Trinity to sell outmoded campus in southeast Michigan to fledgling Catholic health organization

June 2024

Trinity Health Michigan has signed an agreement to sell its hospital campus in Howell, Michigan, to a new Catholic health organization. The campus will become outmoded when Trinity Health Michigan opens a replacement hospital in 2026.

Both Trinity Health Michigan and the purchaser, Catholic Healthcare International, are keeping terms of the agreement confidential. Those organizations expect to complete the sale in summer 2026. Plans call for Trinity Health Michigan to transfer the Trinity Health Livingston campus to Catholic Healthcare International but to rent a small space within the hospital, where Trinity Health Michigan will continue to offer some medical services.

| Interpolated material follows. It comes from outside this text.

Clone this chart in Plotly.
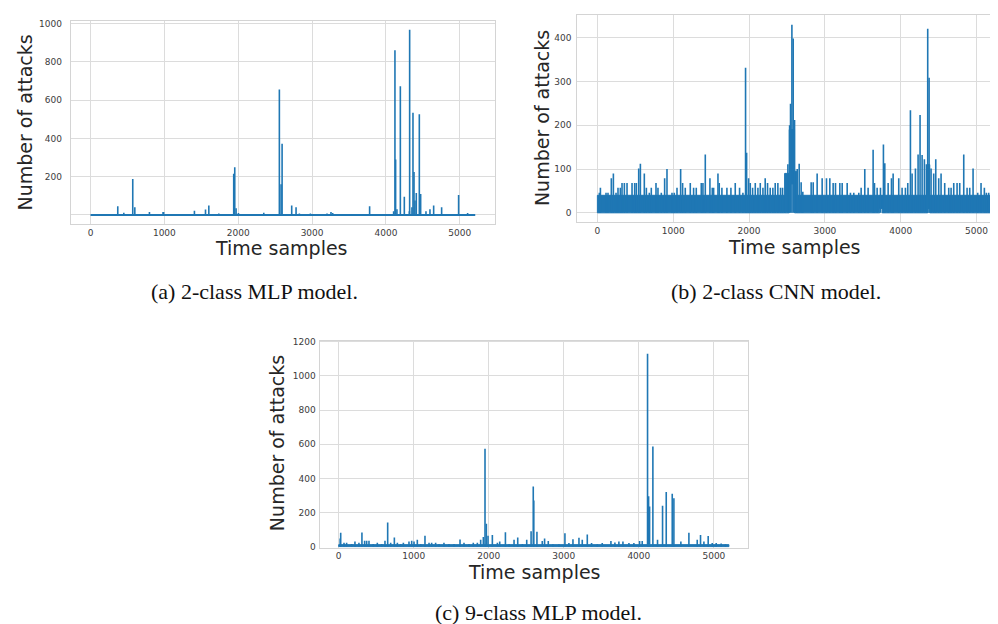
import plotly.graph_objects as go

# ---------------- data ----------------
N_LAST = 5209  # last time sample index

x_ticks = [0, 1000, 2000, 3000, 4000, 5000]

# (a) 2-class MLP model: all samples are 0 except these
a_idx = [369, 451, 572, 600, 798, 983, 990, 1407, 1557, 1602,
         1737, 1939, 1953, 1971, 2003, 2346, 2557, 2580, 2594, 2724,
         2783, 2828, 2977, 3202, 3256, 3279, 3518, 3779, 4104, 4122,
         4131, 4149, 4195, 4249, 4317, 4321, 4352, 4366, 4380, 4393,
         4411, 4452, 4470, 4542, 4596, 4646, 4754, 4984, 5106]
a_val = [45, 12, 188, 40, 15, 15, 15, 22, 28, 50,
         8, 215, 250, 35, 10, 12, 656, 160, 372, 50,
         40, 8, 8, 8, 15, 10, 5, 45, 20, 862,
         290, 30, 673, 95, 20, 969, 40, 535, 225, 75,
         115, 527, 110, 20, 30, 50, 40, 105, 10]
a_yticks = [0, 200, 400, 600, 800, 1000]
a_yticktext = ["", "200", "400", "600", "800", "1000"]

# (b) 2-class CNN model: dense band segments (start, end, low, high) + peaks
b_band_x0 = [0, 2470, 2530, 2600, 2625, 3724, 3755, 4356, 4383]
b_band_x1 = [2470, 2530, 2600, 2625, 3724, 3755, 4356, 4383, N_LAST]
b_band_lo = [0, 0, 66, 0, 0, 10, 0, 10, 0]
b_band_hi = [40, 90, 190, 95, 40, 40, 40, 110, 40]
b_idx = [26, 40, 114, 140, 184, 211, 246, 272, 303, 325,
         356, 391, 457, 492, 514, 545, 567, 619, 646, 685,
         711, 773, 799, 843, 887, 918, 984, 1014, 1050, 1098,
         1124, 1159, 1225, 1269, 1304, 1370, 1392, 1423, 1484, 1515,
         1533, 1590, 1607, 1642, 1708, 1761, 1818, 1875, 1919, 1954,
         1968, 1994, 2016, 2047, 2082, 2117, 2148, 2183, 2213, 2244,
         2279, 2314, 2345, 2380, 2415, 2442, 2477, 2512, 2535, 2547,
         2565, 2582, 2600, 2635, 2661, 2687, 2709, 2819, 2846, 2898,
         2964, 3021, 3065, 3109, 3140, 3197, 3228, 3294, 3337, 3381,
         3447, 3478, 3526, 3570, 3636, 3654, 3689, 3733, 3772, 3790,
         3834, 3878, 3900, 3974, 4018, 4062, 4093, 4128, 4150, 4194,
         4229, 4255, 4282, 4312, 4339, 4356, 4374, 4400, 4435, 4462,
         4501, 4532, 4580, 4633, 4664, 4699, 4743, 4778, 4831, 4875,
         4910, 4954, 5015, 5059, 5103, 5129, 5160]
b_val = [46, 57, 46, 46, 79, 90, 46, 57, 57, 68,
         68, 68, 68, 68, 68, 101, 112, 90, 57, 46,
         57, 68, 57, 46, 79, 100, 46, 46, 57, 100,
         68, 57, 68, 57, 57, 68, 68, 133, 79, 57,
         57, 90, 68, 57, 57, 57, 68, 57, 46, 331,
         137, 79, 68, 57, 68, 57, 68, 57, 79, 68,
         57, 57, 68, 68, 57, 57, 90, 111, 200, 249,
         429, 398, 212, 100, 112, 70, 48, 70, 70, 90,
         79, 79, 79, 68, 68, 68, 68, 68, 46, 46,
         46, 57, 100, 57, 144, 68, 57, 57, 156, 113,
         68, 79, 90, 79, 57, 57, 68, 234, 90, 101,
         133, 223, 132, 122, 111, 420, 308, 101, 90, 122,
         79, 90, 68, 57, 57, 68, 68, 68, 133, 57,
         57, 101, 46, 68, 57, 46, 46]
b_yticks = [0, 100, 200, 300, 400]

# (c) 9-class MLP model: low band + peaks
c_band_x0 = [0]
c_band_x1 = [5200]
c_band_lo = [0]
c_band_hi = [12]
c_idx = [20, 27, 71, 106, 173, 217, 270, 310, 346, 373,
         404, 461, 515, 573, 617, 653, 693, 742, 782, 826,
         862, 937, 973, 1004, 1048, 1093, 1150, 1204, 1239, 1292,
         1337, 1403, 1470, 1537, 1617, 1670, 1737, 1794, 1848, 1892,
         1928, 1950, 1968, 1990, 2048, 2115, 2146, 2222, 2271, 2337,
         2386, 2448, 2506, 2564, 2593, 2600, 2642, 2713, 2744, 2793,
         2855, 2935, 3015, 3068, 3122, 3202, 3246, 3313, 3370, 3446,
         3512, 3628, 3681, 3734, 3788, 3868, 3934, 4010, 4045, 4116,
         4130, 4143, 4187, 4249, 4316, 4365, 4445, 4467, 4560, 4667,
         4778, 4822, 4867, 4924, 4978, 5031, 5097, 5155]
c_val = [48, 82, 23, 23, 16, 30, 23, 83, 35, 35,
         35, 16, 23, 16, 35, 141, 23, 54, 23, 16,
         23, 30, 35, 30, 40, 16, 64, 23, 23, 23,
         16, 23, 16, 16, 42, 23, 16, 23, 23, 40,
         57, 574, 135, 64, 68, 23, 30, 85, 16, 40,
         54, 16, 40, 90, 353, 270, 87, 33, 48, 33,
         15, 15, 78, 22, 43, 53, 40, 72, 22, 15,
         22, 33, 25, 30, 30, 22, 22, 33, 33, 1130,
         295, 235, 586, 40, 239, 320, 310, 283, 30, 82,
         40, 68, 30, 62, 22, 22, 18, 15]
c_yticks = [0, 200, 400, 600, 800, 1000, 1200]

assert len(a_idx) == len(a_val)
assert len(b_idx) == len(b_val)
assert len(c_idx) == len(c_val)

# ---------------- styling ----------------
BLUE = "#1f77b4"
GRID = "#dcdcdc"
FRAME = "#d4d4d4"
TICKC = "#3c3c3c"
TITLEC = "#262626"
SANS = "DejaVu Sans"
SERIF = "Liberation Serif"


def spike_xy(idx, val, base=0):
    xs, ys = [], []
    for i, v in zip(idx, val):
        xs += [i, i, None]
        ys += [base, v, None]
    return xs, ys


def band_xy(x0s, x1s, los, his):
    xs, ys = [], []
    for x0, x1, lo, hi in zip(x0s, x1s, los, his):
        xs += [x0, x0, x1, x1, x0, None]
        ys += [lo, hi, hi, lo, lo, None]
    return xs, ys


fig = go.Figure()

# (a)
fig.add_trace(go.Scatter(x=[0, N_LAST], y=[0, 0], mode="lines",
                         line=dict(color=BLUE, width=2), xaxis="x", yaxis="y",
                         showlegend=False, hoverinfo="skip"))
sx, sy = spike_xy(a_idx, a_val)
fig.add_trace(go.Scatter(x=sx, y=sy, mode="lines", line=dict(color=BLUE, width=1.6),
                         xaxis="x", yaxis="y", showlegend=False))

# (b)
bx, by = band_xy(b_band_x0, b_band_x1, b_band_lo, b_band_hi)
fig.add_trace(go.Scatter(x=bx, y=by, mode="lines", fill="toself", fillcolor=BLUE,
                         line=dict(color=BLUE, width=1), xaxis="x2", yaxis="y2",
                         showlegend=False, hoverinfo="skip"))
sx, sy = spike_xy(b_idx, b_val)
fig.add_trace(go.Scatter(x=sx, y=sy, mode="lines", line=dict(color=BLUE, width=1.6),
                         xaxis="x2", yaxis="y2", showlegend=False))

# (c)
cx, cy = band_xy(c_band_x0, c_band_x1, c_band_lo, c_band_hi)
fig.add_trace(go.Scatter(x=cx, y=cy, mode="lines", fill="toself", fillcolor=BLUE,
                         line=dict(color=BLUE, width=1), xaxis="x3", yaxis="y3",
                         showlegend=False, hoverinfo="skip"))
sx, sy = spike_xy(c_idx, c_val)
fig.add_trace(go.Scatter(x=sx, y=sy, mode="lines", line=dict(color=BLUE, width=1.6),
                         xaxis="x3", yaxis="y3", showlegend=False))


def xaxis(domain, rng, anchor):
    return dict(domain=domain, range=rng, anchor=anchor, tickvals=x_ticks,
                showgrid=True, gridcolor=GRID, gridwidth=1, zeroline=False,
                showline=True, mirror=True, linecolor=FRAME, linewidth=1.3,
                ticks="",
                tickfont=dict(family=SANS, size=9, color=TICKC))


def yaxis(domain, rng, anchor, tickvals, ticklen, ticktext=None):
    d = dict(domain=domain, range=rng, anchor=anchor, tickvals=tickvals,
             showgrid=True, gridcolor=GRID, gridwidth=1, zeroline=False,
             showline=True, mirror=True, linecolor=FRAME, linewidth=1.3,
             ticks="outside", ticklen=ticklen, tickcolor="rgba(0,0,0,0)",
             tickfont=dict(family=SANS, size=9, color=TICKC))
    if ticktext is not None:
        d["ticktext"] = ticktext
    return d


W, H = 998, 624


def px(x):
    return x / W


def py(y):
    return 1 - y / H


fig.update_layout(
    width=W, height=H, margin=dict(l=0, r=0, t=0, b=0),
    paper_bgcolor="white", plot_bgcolor="white", showlegend=False,
    xaxis=xaxis([px(63), px(487)], [-265, 5470], "y"),
    yaxis=yaxis([py(215), py(9)], [-48.5, 1015], "x", a_yticks, 6, a_yticktext),
    xaxis2=xaxis([px(570), px(998)], [-263, 5375], "y2"),
    yaxis2=yaxis([py(213), py(3)], [-21.5, 451.5], "x2", b_yticks, 3),
    xaxis3=xaxis([px(312), px(741)], [-253, 5458], "y3"),
    yaxis3=yaxis([py(542.5), py(333)], [-5, 1206], "x3", c_yticks, 1),
)

ann = []


def title(x, y, text, angle=0, font=SANS, size=19, color=TITLEC):
    ann.append(dict(x=px(x), y=py(y), xref="paper", yref="paper", text=text,
                    showarrow=False, textangle=angle, xanchor="center",
                    yanchor="middle", font=dict(family=font, size=size, color=color)))


title(17, 112, "Number of attacks", -90)
title(274, 239, "Time samples")
title(534, 107, "Number of attacks", -90)
title(787, 238, "Time samples")
title(270, 437, "Number of attacks", -90)
title(527, 567, "Time samples")
title(247, 283, "(a) 2-class MLP model.", font=SERIF, size=22, color="#111111")
title(769, 283, "(b) 2-class CNN model.", font=SERIF, size=22, color="#111111")
title(531, 608, "(c) 9-class MLP model.", font=SERIF, size=22, color="#111111")
fig.update_layout(annotations=ann)

fig.write_html("out.html")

Trinity Health is replacing the 42-bed Trinity Health Livingston campus with a hospital about 10 miles away in Brighton, Michigan. Trinity Health already has a medical center at the Brighton campus with 18 short-stay unit beds, eight operating rooms and other facilities. Construction is underway to renovate that medical center and to erect the new hospital, which will have 56 acuity-adaptable beds. Trinity Health is investing $238.2 million in the Brighton campus construction.

According to Catholic Healthcare International's website, its plan for the Howell campus is to build a replica of Padre Pio's Home for the Relief of Suffering in San Giovanni Rotondo, Italy. St. Pio of Pietrelcina opened that hospital in the 1950s.

Catholic Healthcare International also will open a school for osteopathic medicine and the Terri Schiavo Home for the Brain Injured on the Howell campus. Schiavo suffered cardiac arrest in 1990 at age 26 and went into a persistent vegetative state. Court cases led to the removal of her feeding tube, and she died in 2005. Bobby Schindler, who is Schiavo’s brother, is part of the Catholic Healthcare International leadership team.

Catholic Healthcare International was incorporated in 2004 to replicate St. Pio's hospital model around the world. The Howell facility will be the first replication. Cardinal Raymond Burke, who is a past archbishop of St. Louis, and Bishop Earl Boyea of the Diocese of Lansing, Michigan, are episcopal advisers to Catholic Healthcare International.